Querido Antonio, me tienes que disculpar por haber sido tan perro el sábado anterior, pero hasta los mejores propósitos se desvanecen al calor de los mojitos bien preparados. Y créeme que la mía era la mejor de las intenciones.
Y es que bien sabes que soy un Malverde.
Y como un buen día te apropiaste -coyunturalmente- de esa leyenda, déjame que te cuente una historia que descubrí leyendo un libro glorioso: «El poder del perro»:
«Todo el mundo en Sinaloa conoce la leyenda de san Jesús Malverde. Era un bandido, un atracador osado, un hombre de los pobres que entregaba el botín a los pobres, un Robin Hood de Sinaloa. Se le acabó la suerte en 1909 y los federales le ahorcaron justo al otro lado de la calle donde ahora se alza su altar.

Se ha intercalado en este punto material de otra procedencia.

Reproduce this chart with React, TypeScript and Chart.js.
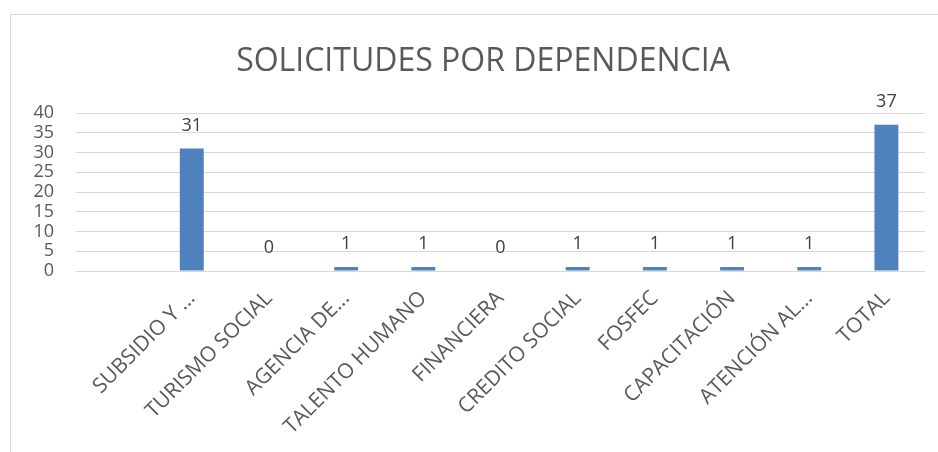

El altar fue espontáneo. Primero algunas flores, después una foto, después un pequeño edificio de tablas toscamente unidas, que los pobres erigían por la noche. Hasta la policía tenía miedo de derribarlo porque la leyenda afirmaba que el alma de Malverde moraba en el altar. Que si ibas a rezar, encendías una vela y hacías una manda, una promesa devota, Jesús Malverde concedía favores.
Depararte una buena cosecha, protegerte de tus enemigos, curar tus enfermedades.
Notas de gratitud detallando los favores concedidos por Malverde están clavadas en las paredes: un niño enfermo curado, dinero del alquiler reaparecido como por arte de magia, un detenido fugado, una sentencia de culpabilidad revocada, un mojado regresado sano y salvo del norte, un asesinato evitado, un asesinato vengado».
Evidentemente, ni soy santo ni soy ladrón, pero sí que soy tirando a osado. Así que, deseando estoy de que termine tu exilio voluntario en la Pérfida para unirme a cualquiera de las demenciales locuras atléticas que se te ocurran. Y, cuando quieras, nos vamos al país de los Aztecas, y dejamos una manda en el singular altar de este Santo tan peculiar.
Antonio, un abrazo de este otro Jesús Malverde.